The Pope drew attention to the many others who have lost their lives for the faith in the recent years of El Salvador’s history, including Father Rutilio Grande. A Jesuit priest and good friend of Blessed Romero, Father Grande was assassinated in 1977, just three years before the archbishop himself.

Both Blessed Romero and Father Grande, as well as many other Salvadorans who were killed in hatred of the faith, weren’t afraid to die and have therefore “won and have been made intercessors for their people.”

In unscripted remarks, Pope Francis said that it mustn’t be forgotten that Blessed Romero’s martyrdom began long before his death, with witness, suffering and persecution.

As a young priest who witnessed what was happening at the time, Francis said that even after the archbishop was assassinated, “he was defamed, slandered, his memory despoiled, and his martyrdom continued also for his brethren in the priesthood and in the episcopate.”

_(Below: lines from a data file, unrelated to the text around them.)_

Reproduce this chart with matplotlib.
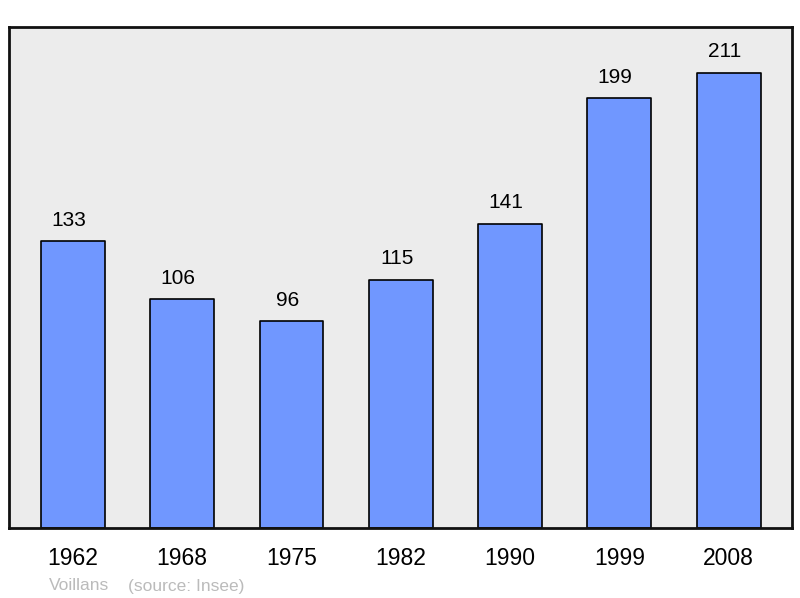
import matplotlib
matplotlib.use("Agg")
import matplotlib.pyplot as plt

years = ["1962", "1968", "1975", "1982", "1990", "1999", "2008"]
population = [133, 106, 96, 115, 141, 199, 211]
commune = "Voillans"
source = "(source: Insee)"

plt.rcParams['font.family'] = ['Liberation Sans', 'DejaVu Sans']

fig = plt.figure(figsize=(8, 5.98), dpi=100)
ax = fig.add_axes([9 / 800, 1 - 528 / 598, 783 / 800, 501 / 598])
ax.set_facecolor('#ececec')

x = range(len(years))
bars = ax.bar(x, population, width=0.585, color='#7097ff', edgecolor='black',
              linewidth=1.2)
for b in bars:
    b.set_joinstyle('round')

# value labels sit a little left of the bar centre, like the original
for xi, v in zip(x, population):
    ax.annotate(str(v), (xi, v), xytext=(-3, 11), textcoords='offset points',
                ha='center', va='baseline', fontsize=15)

ax.set_xlim(-0.585, len(years) - 1 + 0.58)
ax.set_ylim(0, max(population) * 1.1)
ax.set_xticks(list(x))
ax.set_xticklabels(years, fontsize=16.5)
ax.tick_params(axis='x', length=0, pad=14)
ax.set_yticks([])
for s in ax.spines.values():
    s.set_linewidth(2)
    s.set_color('#111111')

fig.text(49 / 800, 1 - 586 / 598, commune, color='#bbbbbb', fontsize=12.5,
         va='center', ha='left')
fig.text(128 / 800, 1 - 586 / 598, source, color='#bbbbbb', fontsize=12.5,
         va='center', ha='left')

fig.savefig('out.png', dpi=100)
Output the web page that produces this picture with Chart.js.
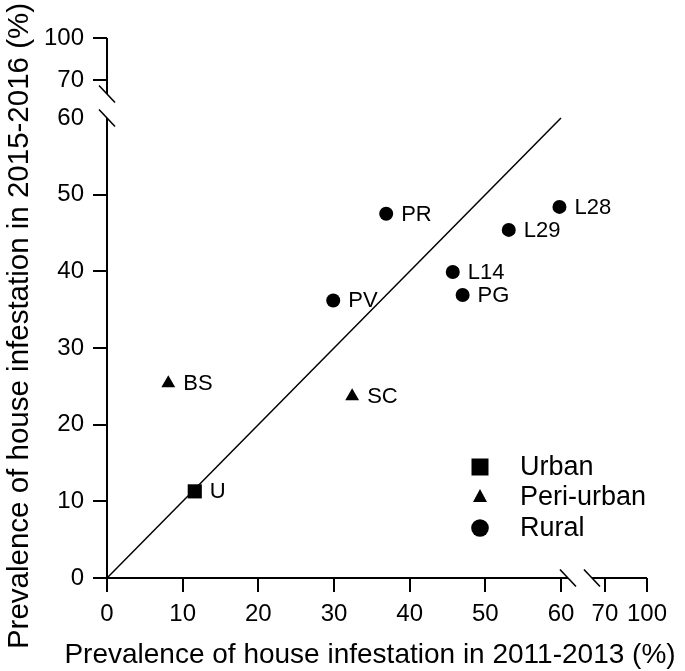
<!DOCTYPE html>
<html>
<head>
<meta charset="utf-8">
<script src="https://cdn.jsdelivr.net/npm/chart.js@4.4.1/dist/chart.umd.min.js"></script>
<style>
  body { margin: 0; background: #fff; }
  #wrap { width: 685px; height: 671px; }
</style>
</head>
<body>
<div id="wrap"><canvas id="myChart" width="685" height="671"></canvas></div>
<script>
const urbanNames = ["U"];
const urbanX = [11.6];
const urbanY = [11.3];

const periNames = ["BS", "SC"];
const periX = [8.1, 32.4];
const periY = [25.4, 23.7];

const ruralNames = ["PV", "PR", "L14", "PG", "L29", "L28"];
const ruralX = [29.9, 36.9, 45.7, 47.0, 53.1, 59.8];
const ruralY = [36.2, 47.5, 39.9, 36.9, 45.4, 48.4];

const lineEnds = [0, 60];

const xTicks = [0, 10, 20, 30, 40, 50, 60, 70, 100];
const yTicks = [0, 10, 20, 30, 40, 50, 60, 70, 100];

// broken axes: 0-60 is linear, then a gap, then 70-100 squeezed
function xBreak(v) { return v <= 60 ? v : 65.81 + (v - 70) * 0.1853; }
function yBreak(v) { return v <= 60 ? v : 64.96 + (v - 70) * 0.1822; }

const FONT = '"Liberation Sans", Arial, sans-serif';

function pts(xs, ys) {
  return xs.map((x, i) => ({ x: xBreak(x), y: yBreak(ys[i]) }));
}

const names = [null, urbanNames, periNames, ruralNames];

const extras = {
  id: "extras",
  afterDatasetsDraw(chart) {
    const ctx = chart.ctx;
    const xs = chart.scales.x, ys = chart.scales.y;
    const x0 = xs.getPixelForValue(0), y0 = ys.getPixelForValue(0);
    const x60 = xs.getPixelForValue(60), y60 = ys.getPixelForValue(60);
    const xEnd = xs.getPixelForValue(xBreak(100));
    const yEnd = ys.getPixelForValue(yBreak(100));

    ctx.save();
    ctx.strokeStyle = "#000";
    ctx.lineWidth = 2;
    const line = (a, b, c, d) => {
      ctx.beginPath(); ctx.moveTo(a, b); ctx.lineTo(c, d); ctx.stroke();
    };
    const slash = (cx, cy) => line(cx - 8, cy - 8.5, cx + 8, cy + 8.5);

    // x axis with break
    line(x0, y0, x60 + 7, y0);
    line(x60 + 31, y0, xEnd, y0);
    ctx.lineWidth = 1.6;
    slash(x60 + 7, y0);
    slash(x60 + 31, y0);

    // y axis with break
    ctx.lineWidth = 2;
    line(x0, y0, x0, y60);
    line(x0, y60 - 24, x0, yEnd);
    ctx.lineWidth = 1.6;
    slash(x0, y60);
    slash(x0, y60 - 24);

    // point labels
    ctx.fillStyle = "#000";
    ctx.font = "22px " + FONT;
    ctx.textBaseline = "middle";
    ctx.textAlign = "left";
    chart.data.datasets.forEach((ds, di) => {
      if (!names[di]) return;
      chart.getDatasetMeta(di).data.forEach((el, i) => {
        ctx.fillText(names[di][i], el.x + 15, el.y + 1);
      });
    });

    // legend
    const legY = [467, 497, 528];
    ctx.font = "27px " + FONT;
    [1, 2, 3].forEach((di, k) => {
      const ds = chart.data.datasets[di];
      const cx = 480, cy = legY[k];
      ctx.beginPath();
      if (ds.pointStyle === "rect") {
        ctx.rect(cx - 8.5, cy - 8.5, 17, 17);
      } else if (ds.pointStyle === "triangle") {
        ctx.moveTo(cx, cy - 8); ctx.lineTo(cx + 7, cy + 5); ctx.lineTo(cx - 7, cy + 5);
        ctx.closePath();
      } else {
        ctx.arc(cx, cy, 8.8, 0, Math.PI * 2);
      }
      ctx.fill();
      ctx.fillText(ds.label, 520, cy + 1);
    });

    // axis titles
    ctx.textAlign = "center";
    ctx.textBaseline = "alphabetic";
    ctx.font = "28px " + FONT;
    ctx.fillText("Prevalence of house infestation in 2011-2013 (%)", 370, 663);
    ctx.translate(28, 326);
    ctx.rotate(-Math.PI / 2);
    ctx.font = "29.5px " + FONT;
    ctx.fillText("Prevalence of house infestation in 2015-2016 (%)", 0, 0);
    ctx.restore();
  }
};

new Chart(document.getElementById("myChart"), {
  type: "scatter",
  data: {
    datasets: [
      {
        label: "1:1",
        data: lineEnds.map(v => ({ x: v, y: v })),
        showLine: true,
        borderColor: "#000",
        borderWidth: 1.5,
        pointRadius: 0,
        order: 5,
      },
      {
        label: "Urban",
        data: pts(urbanX, urbanY),
        pointStyle: "rect",
        pointRadius: 10,
        backgroundColor: "#000",
        borderWidth: 0,
      },
      {
        label: "Peri-urban",
        data: pts(periX, periY),
        pointStyle: "triangle",
        pointRadius: 8,
        backgroundColor: "#000",
        borderWidth: 0,
      },
      {
        label: "Rural",
        data: pts(ruralX, ruralY),
        pointStyle: "circle",
        pointRadius: 7,
        backgroundColor: "#000",
        borderWidth: 0,
      },
    ],
  },
  options: {
    responsive: false,
    animation: false,
    layout: { padding: { top: 38, right: 38, left: 0, bottom: 0 } },
    plugins: { legend: { display: false }, tooltip: { enabled: false } },
    scales: {
      x: {
        type: "linear",
        min: 0,
        max: xBreak(100),
        afterBuildTicks: s => { s.ticks = xTicks.map(v => ({ value: xBreak(v) })); },
        afterFit: s => { s.height = 93; },
        border: { display: false },
        grid: { drawOnChartArea: false, drawTicks: true, tickLength: 14, color: "#000", lineWidth: 2 },
        ticks: {
          autoSkip: false,
          maxRotation: 0,
          padding: 8,
          color: "#000",
          font: { family: FONT, size: 24 },
          callback: (v, i) => String(xTicks[i]),
        },
      },
      y: {
        type: "linear",
        min: 0,
        max: yBreak(100),
        afterBuildTicks: s => { s.ticks = yTicks.map(v => ({ value: yBreak(v) })); },
        afterFit: s => { s.width = 107; },
        border: { display: false },
        grid: {
          drawOnChartArea: false,
          drawTicks: true,
          tickLength: 14,
          lineWidth: 2,
          color: c => (c.index === 6 ? "rgba(0,0,0,0)" : "#000"),
        },
        ticks: {
          autoSkip: false,
          padding: 9,
          color: "#000",
          font: { family: FONT, size: 24 },
          callback: (v, i) => String(yTicks[i]),
        },
      },
    },
  },
  plugins: [extras],
});
</script>
</body>
</html>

During his time as archbishop of San Salvador, Blessed Romero had been a vocal critic of the human-rights abuses of the repressive Salvadoran government, and he spoke out on behalf of the poor and the victims of the government.

Because of this advocacy for the poor, many accused the archbishop of supporting Marxist interpretations of liberation theology. However, theologians who worked closely with the archbishop have found no proof of the accusations, but argue that his love of the poor was rooted in Church teaching and the Gospel.

The Pope stressed that the rumors aren’t mere hearsay, but are things that he himself heard, adding that Blessed Oscar Romero is a man who continues to be a martyr even today.

“After having given his life, he continues to give it by allowing himself to be assailed by all this misunderstanding and slander,” he said, adding, “This gives me strength.”

“Only God knows the stories of those people who have given their lives, who have died and continue to be stoned with the hardest stone that exists in the world: language.”

Pope Francis said that as the Jubilee of Mercy begins in a few weeks’ time, Blessed Oscar Romero serves as a stimulus for Salvadorans to proclaim the Gospel with renewed vigor, advancing the causes of true justice, peace and reconciliation.

Like Blessed Oscar Romero, Francis said he longs to see the day when “the terrible suffering of many of our brothers, due to hate, violence and injustice, would disappear.”

He closed by quoting the late archbishop and praying that the Lord send “a shower of mercy and goodness, with a flood of graces,” which converts the hearts of all Salvadorans.

“May the name of the Divine Savior bring conversion in a country where all feel redeemed and as brothers, without differences, because we are one in Christ our Lord.”